→ **WRITTEN TASK**: Wherever a line holds the word "this", copy that line out.

→ **RECORDS PROVIDED**:
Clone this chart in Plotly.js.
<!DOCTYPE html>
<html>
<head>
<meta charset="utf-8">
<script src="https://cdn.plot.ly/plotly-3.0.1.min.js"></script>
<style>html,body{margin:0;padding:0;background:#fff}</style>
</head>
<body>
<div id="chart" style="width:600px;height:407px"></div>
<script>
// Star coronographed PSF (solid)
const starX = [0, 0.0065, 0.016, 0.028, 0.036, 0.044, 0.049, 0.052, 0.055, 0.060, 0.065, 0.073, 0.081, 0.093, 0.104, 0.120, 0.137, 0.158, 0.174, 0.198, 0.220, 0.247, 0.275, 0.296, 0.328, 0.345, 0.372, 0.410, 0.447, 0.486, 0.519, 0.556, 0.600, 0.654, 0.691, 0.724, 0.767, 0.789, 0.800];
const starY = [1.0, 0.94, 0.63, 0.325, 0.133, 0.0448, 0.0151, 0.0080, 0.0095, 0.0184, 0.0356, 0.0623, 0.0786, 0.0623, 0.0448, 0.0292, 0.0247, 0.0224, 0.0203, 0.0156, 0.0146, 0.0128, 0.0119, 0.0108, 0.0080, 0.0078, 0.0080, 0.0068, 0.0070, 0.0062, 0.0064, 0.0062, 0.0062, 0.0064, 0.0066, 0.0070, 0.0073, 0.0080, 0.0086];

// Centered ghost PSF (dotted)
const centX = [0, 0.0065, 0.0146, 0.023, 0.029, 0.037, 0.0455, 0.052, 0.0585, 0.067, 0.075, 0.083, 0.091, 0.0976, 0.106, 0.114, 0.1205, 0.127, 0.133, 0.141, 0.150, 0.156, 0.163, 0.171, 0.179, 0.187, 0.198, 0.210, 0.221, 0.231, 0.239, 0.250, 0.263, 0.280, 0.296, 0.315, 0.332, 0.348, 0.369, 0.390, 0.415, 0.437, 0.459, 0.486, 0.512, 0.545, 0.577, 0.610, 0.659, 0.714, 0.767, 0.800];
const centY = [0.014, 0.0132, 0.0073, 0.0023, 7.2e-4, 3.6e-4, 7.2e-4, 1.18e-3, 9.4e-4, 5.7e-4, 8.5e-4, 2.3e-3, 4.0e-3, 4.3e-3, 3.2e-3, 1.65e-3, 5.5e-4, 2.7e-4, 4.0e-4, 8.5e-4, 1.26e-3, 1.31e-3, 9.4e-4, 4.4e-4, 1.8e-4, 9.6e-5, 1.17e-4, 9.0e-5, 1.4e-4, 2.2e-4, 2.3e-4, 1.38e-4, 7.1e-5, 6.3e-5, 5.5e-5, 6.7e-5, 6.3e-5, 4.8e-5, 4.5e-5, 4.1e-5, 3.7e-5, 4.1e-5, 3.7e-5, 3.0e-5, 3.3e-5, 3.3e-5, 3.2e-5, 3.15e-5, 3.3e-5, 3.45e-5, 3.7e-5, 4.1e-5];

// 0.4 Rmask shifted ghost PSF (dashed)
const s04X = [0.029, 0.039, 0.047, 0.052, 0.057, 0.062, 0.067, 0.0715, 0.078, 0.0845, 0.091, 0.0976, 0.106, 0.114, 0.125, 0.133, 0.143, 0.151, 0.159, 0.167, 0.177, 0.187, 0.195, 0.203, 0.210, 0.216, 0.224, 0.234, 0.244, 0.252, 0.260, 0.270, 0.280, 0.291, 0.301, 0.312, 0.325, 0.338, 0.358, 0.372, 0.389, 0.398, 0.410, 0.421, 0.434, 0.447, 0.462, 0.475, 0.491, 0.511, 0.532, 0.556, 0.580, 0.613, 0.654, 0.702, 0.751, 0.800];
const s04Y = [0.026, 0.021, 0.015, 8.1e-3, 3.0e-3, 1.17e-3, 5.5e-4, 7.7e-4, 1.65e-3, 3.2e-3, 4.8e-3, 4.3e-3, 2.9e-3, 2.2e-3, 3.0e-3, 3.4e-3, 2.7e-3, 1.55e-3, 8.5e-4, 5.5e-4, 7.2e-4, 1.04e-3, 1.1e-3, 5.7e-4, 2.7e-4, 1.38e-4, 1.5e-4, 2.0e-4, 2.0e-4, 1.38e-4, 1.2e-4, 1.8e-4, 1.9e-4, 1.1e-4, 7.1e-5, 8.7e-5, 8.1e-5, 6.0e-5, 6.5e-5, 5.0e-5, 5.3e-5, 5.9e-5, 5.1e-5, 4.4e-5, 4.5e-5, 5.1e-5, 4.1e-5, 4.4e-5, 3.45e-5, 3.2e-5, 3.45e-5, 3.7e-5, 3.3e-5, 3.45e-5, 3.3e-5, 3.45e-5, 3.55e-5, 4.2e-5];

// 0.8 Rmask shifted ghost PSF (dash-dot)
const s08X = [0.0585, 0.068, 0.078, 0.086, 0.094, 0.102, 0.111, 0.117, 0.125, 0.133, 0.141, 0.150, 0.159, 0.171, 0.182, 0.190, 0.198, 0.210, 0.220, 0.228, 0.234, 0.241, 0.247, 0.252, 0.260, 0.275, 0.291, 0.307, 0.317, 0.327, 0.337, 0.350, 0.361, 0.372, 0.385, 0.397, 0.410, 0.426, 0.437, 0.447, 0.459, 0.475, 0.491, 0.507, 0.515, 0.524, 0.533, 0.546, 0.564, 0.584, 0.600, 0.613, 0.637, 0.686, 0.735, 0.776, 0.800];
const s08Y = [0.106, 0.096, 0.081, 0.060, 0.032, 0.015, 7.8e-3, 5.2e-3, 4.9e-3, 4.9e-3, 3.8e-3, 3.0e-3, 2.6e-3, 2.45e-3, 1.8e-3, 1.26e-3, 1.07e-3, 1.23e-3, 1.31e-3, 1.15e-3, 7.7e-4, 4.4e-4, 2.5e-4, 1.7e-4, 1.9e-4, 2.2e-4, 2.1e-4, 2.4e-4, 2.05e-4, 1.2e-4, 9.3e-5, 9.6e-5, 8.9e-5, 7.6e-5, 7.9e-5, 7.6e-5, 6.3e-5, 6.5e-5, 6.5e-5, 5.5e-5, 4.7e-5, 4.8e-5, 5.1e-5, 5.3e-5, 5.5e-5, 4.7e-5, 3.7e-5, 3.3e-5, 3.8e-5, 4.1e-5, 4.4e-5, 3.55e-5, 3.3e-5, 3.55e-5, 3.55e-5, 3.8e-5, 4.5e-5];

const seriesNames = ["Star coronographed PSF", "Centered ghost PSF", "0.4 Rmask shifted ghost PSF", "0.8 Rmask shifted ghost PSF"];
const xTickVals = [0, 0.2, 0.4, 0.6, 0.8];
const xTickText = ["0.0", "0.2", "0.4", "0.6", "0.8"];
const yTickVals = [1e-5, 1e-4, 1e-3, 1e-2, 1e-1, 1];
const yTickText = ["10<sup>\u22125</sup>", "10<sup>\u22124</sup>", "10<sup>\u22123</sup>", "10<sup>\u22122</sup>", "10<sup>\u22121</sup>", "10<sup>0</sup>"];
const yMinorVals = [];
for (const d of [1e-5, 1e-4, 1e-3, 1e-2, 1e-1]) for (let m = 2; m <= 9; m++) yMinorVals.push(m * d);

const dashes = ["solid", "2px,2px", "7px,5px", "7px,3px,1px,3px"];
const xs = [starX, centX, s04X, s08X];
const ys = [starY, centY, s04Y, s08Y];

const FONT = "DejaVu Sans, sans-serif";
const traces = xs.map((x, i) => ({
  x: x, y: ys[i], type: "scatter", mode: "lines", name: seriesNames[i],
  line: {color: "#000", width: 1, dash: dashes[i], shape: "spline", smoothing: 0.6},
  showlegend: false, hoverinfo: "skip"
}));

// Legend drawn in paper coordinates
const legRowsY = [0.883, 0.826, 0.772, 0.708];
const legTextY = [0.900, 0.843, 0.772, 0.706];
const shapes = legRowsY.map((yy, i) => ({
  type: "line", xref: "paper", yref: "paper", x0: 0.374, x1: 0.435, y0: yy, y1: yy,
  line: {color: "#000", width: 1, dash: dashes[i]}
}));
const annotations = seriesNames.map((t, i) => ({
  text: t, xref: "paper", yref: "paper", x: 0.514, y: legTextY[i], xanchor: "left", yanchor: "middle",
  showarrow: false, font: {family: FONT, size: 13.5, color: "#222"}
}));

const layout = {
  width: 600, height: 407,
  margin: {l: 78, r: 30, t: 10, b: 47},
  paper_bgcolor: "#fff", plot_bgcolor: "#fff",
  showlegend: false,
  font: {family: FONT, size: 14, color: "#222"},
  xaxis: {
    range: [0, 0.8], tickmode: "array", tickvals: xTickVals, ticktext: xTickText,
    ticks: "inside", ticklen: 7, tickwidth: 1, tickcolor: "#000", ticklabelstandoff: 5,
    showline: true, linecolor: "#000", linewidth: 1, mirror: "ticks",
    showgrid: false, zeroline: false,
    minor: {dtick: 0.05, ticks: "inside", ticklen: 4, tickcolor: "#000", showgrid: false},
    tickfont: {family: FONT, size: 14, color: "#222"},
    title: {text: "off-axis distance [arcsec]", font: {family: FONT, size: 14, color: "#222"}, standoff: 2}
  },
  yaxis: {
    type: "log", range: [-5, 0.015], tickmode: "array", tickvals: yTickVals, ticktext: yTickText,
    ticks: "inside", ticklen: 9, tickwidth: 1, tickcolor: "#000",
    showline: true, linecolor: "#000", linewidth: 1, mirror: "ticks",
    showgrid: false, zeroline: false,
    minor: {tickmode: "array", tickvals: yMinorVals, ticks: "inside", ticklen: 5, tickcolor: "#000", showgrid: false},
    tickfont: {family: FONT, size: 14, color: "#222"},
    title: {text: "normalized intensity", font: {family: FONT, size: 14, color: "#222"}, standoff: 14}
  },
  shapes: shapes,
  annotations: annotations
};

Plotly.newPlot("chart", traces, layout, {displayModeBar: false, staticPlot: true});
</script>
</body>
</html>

...

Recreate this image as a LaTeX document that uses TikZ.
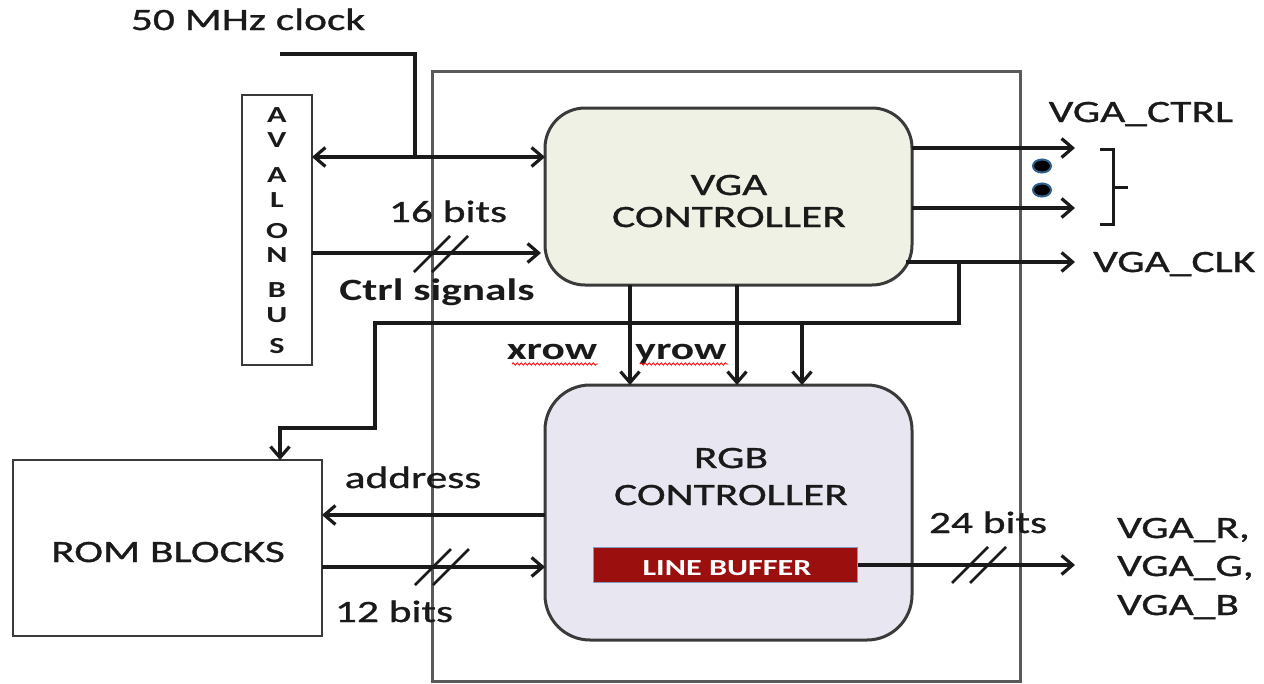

==

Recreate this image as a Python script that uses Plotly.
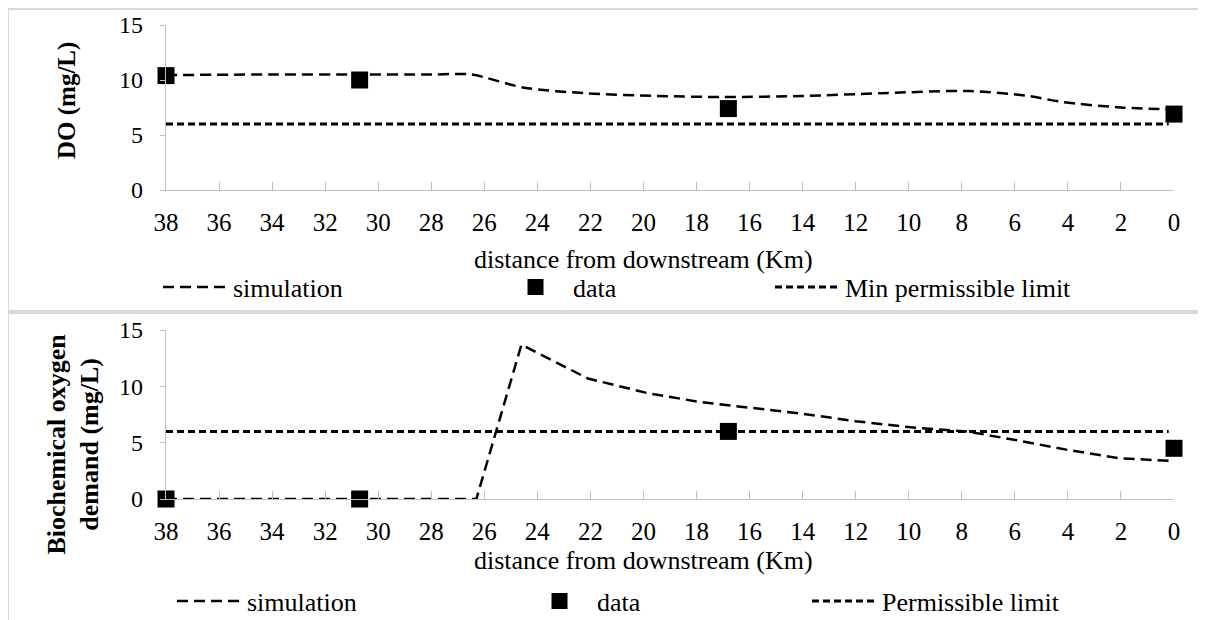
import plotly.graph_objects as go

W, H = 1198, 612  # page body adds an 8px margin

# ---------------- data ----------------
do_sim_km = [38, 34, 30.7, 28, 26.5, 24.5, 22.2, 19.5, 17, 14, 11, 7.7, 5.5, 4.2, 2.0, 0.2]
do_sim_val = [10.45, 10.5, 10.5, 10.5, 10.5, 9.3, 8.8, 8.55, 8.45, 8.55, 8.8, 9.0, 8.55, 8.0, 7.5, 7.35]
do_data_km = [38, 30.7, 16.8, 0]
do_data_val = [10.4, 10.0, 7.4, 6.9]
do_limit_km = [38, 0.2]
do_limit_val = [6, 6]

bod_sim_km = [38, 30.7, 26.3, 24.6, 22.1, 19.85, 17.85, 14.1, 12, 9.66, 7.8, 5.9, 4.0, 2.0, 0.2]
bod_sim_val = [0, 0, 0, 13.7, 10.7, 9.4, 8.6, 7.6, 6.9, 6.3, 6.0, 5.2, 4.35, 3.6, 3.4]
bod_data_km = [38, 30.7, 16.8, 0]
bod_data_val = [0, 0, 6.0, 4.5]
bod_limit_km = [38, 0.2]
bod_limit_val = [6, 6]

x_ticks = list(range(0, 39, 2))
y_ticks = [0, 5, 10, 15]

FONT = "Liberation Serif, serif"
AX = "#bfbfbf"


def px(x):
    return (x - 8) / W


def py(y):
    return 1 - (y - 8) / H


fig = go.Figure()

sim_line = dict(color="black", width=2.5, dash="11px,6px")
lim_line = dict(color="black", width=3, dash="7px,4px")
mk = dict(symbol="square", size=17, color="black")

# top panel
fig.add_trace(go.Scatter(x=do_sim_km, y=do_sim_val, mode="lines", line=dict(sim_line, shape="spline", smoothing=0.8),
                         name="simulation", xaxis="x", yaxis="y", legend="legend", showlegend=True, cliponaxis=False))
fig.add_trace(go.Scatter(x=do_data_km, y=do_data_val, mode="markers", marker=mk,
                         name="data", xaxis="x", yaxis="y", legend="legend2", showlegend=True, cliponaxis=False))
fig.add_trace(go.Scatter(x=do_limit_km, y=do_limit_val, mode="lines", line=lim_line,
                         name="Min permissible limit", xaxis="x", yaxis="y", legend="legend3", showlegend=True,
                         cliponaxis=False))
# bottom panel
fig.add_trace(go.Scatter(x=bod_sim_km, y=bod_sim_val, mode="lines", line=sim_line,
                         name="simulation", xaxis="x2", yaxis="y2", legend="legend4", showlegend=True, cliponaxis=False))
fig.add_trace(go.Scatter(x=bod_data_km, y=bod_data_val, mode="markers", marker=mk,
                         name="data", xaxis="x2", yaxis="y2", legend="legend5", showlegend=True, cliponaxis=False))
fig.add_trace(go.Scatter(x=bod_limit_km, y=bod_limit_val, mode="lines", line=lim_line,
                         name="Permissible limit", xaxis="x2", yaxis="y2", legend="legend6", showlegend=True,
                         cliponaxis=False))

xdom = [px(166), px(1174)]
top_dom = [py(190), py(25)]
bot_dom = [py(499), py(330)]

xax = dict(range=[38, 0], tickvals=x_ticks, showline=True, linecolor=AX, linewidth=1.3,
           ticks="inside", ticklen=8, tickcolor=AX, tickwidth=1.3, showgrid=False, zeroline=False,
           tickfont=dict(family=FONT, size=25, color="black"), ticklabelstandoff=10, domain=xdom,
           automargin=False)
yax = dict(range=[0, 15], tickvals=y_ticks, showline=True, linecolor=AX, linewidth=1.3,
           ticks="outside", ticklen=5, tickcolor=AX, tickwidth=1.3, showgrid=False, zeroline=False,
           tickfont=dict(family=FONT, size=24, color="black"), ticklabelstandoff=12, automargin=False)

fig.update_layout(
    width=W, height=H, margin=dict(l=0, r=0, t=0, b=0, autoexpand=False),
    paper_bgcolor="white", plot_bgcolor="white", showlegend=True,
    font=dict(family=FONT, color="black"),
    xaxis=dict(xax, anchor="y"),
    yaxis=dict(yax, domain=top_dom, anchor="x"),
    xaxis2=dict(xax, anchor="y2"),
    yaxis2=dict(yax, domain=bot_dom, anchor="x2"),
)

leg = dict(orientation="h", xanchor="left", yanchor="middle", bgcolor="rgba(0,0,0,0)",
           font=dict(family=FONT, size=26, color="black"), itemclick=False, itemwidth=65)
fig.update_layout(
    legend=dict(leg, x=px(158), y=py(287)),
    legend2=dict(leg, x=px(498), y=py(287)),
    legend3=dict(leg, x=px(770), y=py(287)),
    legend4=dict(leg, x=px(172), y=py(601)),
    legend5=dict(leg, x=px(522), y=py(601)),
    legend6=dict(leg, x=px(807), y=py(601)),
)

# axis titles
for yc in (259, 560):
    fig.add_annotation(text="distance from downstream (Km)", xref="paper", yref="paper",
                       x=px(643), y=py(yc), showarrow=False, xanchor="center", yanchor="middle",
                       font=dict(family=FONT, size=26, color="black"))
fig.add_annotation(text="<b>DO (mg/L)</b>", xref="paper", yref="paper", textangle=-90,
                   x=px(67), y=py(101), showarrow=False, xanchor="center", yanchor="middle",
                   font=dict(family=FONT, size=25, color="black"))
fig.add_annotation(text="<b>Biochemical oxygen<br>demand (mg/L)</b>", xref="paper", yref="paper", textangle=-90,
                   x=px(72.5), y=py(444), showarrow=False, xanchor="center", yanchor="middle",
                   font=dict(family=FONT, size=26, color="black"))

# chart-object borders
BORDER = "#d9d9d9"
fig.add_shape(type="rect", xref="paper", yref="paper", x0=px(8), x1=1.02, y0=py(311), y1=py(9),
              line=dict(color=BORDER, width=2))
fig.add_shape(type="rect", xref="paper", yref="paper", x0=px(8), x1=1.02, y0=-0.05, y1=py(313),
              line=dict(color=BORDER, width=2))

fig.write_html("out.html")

→ **RESPONSE TO THE EXERCISE**:
Clone this chart in Plotly.js.
Recreate this image as a LaTeX document that uses TikZ.
Recreate this image as a Python script that uses Plotly.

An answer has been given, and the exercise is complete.